Six miles long, it straggled out of the high land to the south. Over nine hundred waggons hauled by patient oxen, their tarred covers ragged and flapping in the wind. Trudging beside them in long lines were thousands upon thousands of captives who had been brought back as trophies for Aurungzeb to view. Most were women destined for harems and brothels, or the kitchen. Others were Torunnan soldiers, bitter-faced and savage. For them crucifixion awaited; they were to be made an example of, and were too dangerous to be allowed to live. And there were the children: young boys who would be made into eunuchs for the courts or the more specialized of the pleasure houses, young girls who would serve the same ends as the women, despite their age. There were all tastes and persuasions among the nobles of Ostrabar.

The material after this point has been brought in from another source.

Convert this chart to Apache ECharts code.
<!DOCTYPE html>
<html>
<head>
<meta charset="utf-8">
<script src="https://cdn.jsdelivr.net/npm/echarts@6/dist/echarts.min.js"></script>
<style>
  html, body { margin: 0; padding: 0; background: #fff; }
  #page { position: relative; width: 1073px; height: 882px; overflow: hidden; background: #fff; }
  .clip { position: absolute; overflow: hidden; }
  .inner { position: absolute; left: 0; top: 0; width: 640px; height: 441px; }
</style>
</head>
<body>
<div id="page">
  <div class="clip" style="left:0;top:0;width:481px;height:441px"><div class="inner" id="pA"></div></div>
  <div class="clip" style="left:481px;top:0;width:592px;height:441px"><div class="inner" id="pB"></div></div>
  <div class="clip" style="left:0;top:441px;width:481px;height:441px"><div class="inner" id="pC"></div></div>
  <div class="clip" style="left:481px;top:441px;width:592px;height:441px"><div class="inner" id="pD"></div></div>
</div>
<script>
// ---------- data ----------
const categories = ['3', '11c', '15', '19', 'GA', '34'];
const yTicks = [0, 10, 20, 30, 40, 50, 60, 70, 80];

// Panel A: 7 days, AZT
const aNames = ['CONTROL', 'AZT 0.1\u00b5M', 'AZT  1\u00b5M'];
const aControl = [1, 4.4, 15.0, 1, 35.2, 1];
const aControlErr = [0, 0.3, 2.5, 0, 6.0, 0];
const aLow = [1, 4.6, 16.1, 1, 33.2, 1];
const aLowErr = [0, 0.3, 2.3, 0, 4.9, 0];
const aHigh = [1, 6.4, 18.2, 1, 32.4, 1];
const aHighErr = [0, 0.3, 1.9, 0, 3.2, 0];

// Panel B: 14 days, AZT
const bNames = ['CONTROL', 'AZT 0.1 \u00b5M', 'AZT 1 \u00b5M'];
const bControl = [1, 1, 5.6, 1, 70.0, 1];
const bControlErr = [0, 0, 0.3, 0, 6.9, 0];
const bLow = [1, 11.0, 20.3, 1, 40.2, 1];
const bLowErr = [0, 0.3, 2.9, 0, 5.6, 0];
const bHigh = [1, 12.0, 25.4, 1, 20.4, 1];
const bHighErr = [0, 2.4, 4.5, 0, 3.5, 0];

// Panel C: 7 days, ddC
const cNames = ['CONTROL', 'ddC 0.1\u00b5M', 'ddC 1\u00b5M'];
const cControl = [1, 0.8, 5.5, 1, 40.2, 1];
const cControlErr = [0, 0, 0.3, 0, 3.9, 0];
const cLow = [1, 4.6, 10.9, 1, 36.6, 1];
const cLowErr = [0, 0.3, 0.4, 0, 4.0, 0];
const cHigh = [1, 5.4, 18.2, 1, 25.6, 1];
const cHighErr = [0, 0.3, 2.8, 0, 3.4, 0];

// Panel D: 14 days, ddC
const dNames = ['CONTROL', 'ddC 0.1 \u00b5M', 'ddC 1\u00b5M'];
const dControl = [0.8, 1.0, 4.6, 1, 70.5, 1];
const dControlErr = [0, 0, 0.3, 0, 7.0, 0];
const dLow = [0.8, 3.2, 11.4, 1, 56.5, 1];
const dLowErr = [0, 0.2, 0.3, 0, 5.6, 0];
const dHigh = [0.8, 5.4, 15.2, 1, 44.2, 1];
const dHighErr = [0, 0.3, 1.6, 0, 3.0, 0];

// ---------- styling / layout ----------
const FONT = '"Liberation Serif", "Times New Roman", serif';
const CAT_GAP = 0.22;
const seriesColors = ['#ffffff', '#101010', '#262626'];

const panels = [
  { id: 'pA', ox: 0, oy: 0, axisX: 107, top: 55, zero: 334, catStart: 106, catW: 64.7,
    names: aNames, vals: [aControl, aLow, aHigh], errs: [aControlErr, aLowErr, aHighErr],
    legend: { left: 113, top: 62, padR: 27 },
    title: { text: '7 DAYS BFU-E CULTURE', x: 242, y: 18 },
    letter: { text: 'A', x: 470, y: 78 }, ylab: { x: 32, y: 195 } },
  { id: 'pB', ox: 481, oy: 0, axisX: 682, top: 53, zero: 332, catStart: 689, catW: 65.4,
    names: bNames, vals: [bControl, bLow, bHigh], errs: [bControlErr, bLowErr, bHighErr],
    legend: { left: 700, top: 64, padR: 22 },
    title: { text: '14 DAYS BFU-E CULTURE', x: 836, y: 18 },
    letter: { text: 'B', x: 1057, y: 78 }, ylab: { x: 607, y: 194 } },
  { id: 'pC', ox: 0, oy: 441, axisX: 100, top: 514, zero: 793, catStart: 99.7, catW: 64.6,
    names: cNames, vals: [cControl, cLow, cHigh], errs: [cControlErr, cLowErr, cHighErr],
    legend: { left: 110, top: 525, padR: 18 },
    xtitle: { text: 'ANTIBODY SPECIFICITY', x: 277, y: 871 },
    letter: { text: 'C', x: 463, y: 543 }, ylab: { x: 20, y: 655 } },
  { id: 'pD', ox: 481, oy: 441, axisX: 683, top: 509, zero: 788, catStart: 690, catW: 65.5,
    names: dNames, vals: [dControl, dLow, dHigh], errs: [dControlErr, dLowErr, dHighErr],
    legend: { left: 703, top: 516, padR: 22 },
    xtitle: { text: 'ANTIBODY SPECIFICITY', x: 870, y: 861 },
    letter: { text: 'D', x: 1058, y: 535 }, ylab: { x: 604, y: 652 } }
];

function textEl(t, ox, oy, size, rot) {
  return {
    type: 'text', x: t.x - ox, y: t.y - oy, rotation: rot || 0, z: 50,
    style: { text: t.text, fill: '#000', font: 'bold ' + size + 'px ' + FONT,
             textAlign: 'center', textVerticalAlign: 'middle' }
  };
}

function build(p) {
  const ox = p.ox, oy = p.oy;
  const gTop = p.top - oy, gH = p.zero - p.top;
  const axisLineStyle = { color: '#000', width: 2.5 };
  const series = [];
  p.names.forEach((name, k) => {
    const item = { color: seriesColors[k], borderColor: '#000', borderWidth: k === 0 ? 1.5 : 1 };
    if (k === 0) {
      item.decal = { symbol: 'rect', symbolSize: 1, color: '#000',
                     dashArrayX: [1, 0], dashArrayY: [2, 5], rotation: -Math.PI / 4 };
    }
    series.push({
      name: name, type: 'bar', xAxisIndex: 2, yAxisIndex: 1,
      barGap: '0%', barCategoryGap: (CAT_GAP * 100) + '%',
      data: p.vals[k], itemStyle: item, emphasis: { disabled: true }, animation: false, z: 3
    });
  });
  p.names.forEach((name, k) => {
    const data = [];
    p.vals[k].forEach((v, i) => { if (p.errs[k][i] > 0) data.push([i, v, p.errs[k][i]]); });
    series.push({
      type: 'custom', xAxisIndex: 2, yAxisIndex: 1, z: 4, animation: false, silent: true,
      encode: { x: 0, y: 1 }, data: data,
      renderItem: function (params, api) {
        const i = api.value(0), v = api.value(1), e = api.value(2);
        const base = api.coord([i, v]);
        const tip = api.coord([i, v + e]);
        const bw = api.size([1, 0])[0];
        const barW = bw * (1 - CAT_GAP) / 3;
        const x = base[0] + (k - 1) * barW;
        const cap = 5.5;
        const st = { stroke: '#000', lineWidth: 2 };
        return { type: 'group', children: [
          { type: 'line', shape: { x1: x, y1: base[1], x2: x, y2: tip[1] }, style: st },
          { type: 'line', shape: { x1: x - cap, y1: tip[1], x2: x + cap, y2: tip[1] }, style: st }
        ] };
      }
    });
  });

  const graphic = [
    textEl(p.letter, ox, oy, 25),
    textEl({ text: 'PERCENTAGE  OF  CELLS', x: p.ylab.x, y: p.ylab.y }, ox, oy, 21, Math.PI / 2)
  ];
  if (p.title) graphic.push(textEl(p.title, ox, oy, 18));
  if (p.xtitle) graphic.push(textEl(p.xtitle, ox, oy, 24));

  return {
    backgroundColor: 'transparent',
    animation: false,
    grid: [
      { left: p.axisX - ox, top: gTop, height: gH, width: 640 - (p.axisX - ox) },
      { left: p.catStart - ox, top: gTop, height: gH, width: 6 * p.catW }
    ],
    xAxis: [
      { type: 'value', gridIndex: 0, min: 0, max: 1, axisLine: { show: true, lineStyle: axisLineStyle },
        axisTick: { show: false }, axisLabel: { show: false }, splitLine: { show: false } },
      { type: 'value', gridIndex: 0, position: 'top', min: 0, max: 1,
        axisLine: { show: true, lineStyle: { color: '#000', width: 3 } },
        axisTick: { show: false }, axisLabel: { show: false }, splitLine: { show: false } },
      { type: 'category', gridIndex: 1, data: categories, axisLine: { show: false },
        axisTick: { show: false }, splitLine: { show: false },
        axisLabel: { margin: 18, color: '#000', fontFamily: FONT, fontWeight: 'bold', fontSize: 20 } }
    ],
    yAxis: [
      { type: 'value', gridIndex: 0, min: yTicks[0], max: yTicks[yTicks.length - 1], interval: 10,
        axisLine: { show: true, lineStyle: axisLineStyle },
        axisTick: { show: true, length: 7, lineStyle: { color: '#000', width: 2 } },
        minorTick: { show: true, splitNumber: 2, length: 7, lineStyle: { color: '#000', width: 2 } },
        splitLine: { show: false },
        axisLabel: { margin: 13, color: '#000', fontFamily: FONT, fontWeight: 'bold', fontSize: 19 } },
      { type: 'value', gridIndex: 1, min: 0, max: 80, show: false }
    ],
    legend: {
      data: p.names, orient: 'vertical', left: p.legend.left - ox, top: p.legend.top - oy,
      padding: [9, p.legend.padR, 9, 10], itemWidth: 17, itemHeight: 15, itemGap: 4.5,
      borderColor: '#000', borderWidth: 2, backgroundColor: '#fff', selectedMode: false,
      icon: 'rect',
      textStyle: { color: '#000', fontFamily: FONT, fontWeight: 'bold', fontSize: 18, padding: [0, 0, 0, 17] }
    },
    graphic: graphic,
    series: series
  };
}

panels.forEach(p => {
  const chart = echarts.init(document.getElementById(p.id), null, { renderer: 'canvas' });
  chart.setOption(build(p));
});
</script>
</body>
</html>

Along the flanks of the train rode bodies of Merduk light cavalry. During the crossing of the mountains they had been muffled in furs and cloaks, spattered with mud and haggard with exhaustion, but before nearing the country of their homes they had spruced themselves up, grooming their mounts and donning coloured silk surcoats over their chainmail. Pennons snapped and danced in the wind, and decorations glittered on the breasts of the horses. They made a fine sight as they stepped out, regiment by regiment, the very picture of a victorious army escorting a beaten foe.